DIRECTIVE: From the entries below, say how many lines carry the word "React", and give nothing but the number.

SOURCE DATA:
========================
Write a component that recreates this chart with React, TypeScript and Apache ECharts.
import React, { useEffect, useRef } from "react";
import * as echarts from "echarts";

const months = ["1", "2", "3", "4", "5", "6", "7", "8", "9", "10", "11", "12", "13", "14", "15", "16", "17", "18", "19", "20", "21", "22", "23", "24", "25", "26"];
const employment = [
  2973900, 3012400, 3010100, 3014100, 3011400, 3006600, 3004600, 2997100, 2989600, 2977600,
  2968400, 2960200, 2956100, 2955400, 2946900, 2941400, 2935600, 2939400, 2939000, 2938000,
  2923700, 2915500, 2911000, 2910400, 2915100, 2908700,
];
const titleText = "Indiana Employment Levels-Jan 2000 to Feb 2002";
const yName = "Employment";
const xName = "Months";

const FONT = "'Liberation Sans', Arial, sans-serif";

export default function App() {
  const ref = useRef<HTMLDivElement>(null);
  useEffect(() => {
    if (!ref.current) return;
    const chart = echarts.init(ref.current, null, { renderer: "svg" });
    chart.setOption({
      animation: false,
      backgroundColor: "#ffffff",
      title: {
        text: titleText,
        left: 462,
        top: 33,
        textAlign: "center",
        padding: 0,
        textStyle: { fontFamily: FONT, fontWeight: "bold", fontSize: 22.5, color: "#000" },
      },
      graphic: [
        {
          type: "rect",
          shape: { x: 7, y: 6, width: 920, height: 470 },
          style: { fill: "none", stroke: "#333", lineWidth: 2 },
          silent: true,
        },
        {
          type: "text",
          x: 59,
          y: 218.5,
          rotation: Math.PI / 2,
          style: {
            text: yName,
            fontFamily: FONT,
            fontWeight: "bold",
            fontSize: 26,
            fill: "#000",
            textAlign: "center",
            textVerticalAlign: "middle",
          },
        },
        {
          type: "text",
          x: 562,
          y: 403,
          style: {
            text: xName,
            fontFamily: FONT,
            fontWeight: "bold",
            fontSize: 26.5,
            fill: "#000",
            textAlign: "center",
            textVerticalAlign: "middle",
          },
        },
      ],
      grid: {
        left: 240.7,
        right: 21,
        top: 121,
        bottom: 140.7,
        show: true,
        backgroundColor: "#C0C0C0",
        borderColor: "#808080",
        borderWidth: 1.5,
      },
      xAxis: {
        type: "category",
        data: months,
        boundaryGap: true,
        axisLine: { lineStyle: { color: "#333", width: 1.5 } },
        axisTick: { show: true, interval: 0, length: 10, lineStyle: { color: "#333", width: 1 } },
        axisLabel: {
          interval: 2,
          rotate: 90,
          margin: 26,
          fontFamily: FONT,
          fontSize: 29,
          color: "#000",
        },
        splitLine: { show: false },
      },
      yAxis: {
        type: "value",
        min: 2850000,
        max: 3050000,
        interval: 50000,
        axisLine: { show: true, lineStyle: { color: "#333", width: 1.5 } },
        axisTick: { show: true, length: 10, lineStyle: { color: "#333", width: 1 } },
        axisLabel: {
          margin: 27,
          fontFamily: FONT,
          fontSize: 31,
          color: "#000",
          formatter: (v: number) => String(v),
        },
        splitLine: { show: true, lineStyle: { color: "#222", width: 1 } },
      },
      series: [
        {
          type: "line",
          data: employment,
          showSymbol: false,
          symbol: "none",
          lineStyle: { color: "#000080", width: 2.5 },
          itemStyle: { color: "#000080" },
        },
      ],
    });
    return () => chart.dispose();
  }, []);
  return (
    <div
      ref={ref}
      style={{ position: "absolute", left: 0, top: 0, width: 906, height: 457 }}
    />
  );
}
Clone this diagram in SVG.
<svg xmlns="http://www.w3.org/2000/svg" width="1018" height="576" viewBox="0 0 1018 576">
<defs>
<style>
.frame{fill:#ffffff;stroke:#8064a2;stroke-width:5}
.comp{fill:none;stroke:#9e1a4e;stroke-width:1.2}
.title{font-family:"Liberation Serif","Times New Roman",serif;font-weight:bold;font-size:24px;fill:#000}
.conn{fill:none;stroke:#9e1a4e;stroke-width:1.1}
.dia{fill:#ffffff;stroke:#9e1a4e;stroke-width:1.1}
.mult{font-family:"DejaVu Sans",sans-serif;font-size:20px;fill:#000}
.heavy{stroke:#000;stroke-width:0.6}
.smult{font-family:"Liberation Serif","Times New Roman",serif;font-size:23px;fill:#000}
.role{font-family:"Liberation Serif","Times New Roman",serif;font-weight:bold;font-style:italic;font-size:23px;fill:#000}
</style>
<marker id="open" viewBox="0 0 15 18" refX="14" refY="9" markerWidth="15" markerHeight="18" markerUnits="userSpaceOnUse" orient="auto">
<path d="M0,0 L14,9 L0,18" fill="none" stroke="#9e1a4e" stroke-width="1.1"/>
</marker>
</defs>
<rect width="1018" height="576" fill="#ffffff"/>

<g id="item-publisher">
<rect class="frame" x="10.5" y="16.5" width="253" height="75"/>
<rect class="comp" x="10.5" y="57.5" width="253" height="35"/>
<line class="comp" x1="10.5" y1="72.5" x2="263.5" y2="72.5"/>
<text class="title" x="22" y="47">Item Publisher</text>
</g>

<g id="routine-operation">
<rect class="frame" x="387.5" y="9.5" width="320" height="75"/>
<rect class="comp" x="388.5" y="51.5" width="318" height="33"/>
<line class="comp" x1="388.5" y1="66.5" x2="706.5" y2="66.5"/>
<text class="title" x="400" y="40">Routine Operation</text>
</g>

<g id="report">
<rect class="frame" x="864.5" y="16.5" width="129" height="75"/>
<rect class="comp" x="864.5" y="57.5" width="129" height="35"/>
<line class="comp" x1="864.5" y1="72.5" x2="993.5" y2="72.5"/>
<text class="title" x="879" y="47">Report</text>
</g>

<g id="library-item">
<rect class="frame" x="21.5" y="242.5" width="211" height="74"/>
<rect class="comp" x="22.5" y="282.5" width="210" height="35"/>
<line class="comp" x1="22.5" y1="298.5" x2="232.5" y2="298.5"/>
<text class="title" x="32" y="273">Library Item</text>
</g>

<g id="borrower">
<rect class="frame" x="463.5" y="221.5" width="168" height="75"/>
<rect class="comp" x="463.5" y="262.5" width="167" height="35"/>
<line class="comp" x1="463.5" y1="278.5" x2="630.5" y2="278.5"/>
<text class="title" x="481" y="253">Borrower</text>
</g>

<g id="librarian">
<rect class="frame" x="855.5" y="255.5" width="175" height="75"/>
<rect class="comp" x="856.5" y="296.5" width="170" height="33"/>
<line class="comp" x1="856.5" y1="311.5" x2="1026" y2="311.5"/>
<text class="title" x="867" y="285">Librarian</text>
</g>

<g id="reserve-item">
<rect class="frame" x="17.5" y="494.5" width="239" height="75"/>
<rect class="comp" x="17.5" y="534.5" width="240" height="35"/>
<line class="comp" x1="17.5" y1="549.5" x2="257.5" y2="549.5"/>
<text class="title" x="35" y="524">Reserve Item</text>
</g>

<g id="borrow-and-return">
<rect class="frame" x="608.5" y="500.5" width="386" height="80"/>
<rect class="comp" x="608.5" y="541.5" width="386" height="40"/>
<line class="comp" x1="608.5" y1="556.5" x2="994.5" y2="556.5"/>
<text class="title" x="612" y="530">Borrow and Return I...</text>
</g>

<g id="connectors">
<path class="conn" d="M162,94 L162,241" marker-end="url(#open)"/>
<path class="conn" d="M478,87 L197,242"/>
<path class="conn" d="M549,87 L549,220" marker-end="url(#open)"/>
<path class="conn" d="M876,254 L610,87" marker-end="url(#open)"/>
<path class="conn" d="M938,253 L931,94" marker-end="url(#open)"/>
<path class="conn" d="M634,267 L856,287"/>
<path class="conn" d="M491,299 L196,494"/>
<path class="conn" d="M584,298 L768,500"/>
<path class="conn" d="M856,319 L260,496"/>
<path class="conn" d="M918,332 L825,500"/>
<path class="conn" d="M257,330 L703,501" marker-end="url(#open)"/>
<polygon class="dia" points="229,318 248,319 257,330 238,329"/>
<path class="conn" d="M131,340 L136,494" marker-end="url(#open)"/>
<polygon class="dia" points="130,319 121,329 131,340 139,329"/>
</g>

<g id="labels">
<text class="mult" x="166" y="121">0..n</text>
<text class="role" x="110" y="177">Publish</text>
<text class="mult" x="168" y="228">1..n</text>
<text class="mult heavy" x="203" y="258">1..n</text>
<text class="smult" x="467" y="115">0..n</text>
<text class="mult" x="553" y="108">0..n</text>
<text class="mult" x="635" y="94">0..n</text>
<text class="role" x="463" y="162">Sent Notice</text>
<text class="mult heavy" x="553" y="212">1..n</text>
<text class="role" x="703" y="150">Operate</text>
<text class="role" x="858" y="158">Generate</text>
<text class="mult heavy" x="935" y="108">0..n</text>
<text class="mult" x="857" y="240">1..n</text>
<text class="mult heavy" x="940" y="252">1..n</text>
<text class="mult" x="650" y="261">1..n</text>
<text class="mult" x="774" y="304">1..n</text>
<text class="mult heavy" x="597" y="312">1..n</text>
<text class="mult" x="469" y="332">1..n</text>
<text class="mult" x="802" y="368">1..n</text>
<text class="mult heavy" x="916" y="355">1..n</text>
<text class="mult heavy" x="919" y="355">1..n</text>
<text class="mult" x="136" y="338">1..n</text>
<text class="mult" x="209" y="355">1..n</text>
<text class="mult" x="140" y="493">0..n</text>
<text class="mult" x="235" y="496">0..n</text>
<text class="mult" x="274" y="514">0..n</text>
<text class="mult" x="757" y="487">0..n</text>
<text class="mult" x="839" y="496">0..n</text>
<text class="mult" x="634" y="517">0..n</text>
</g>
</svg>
========================
TASK OUTPUT: 2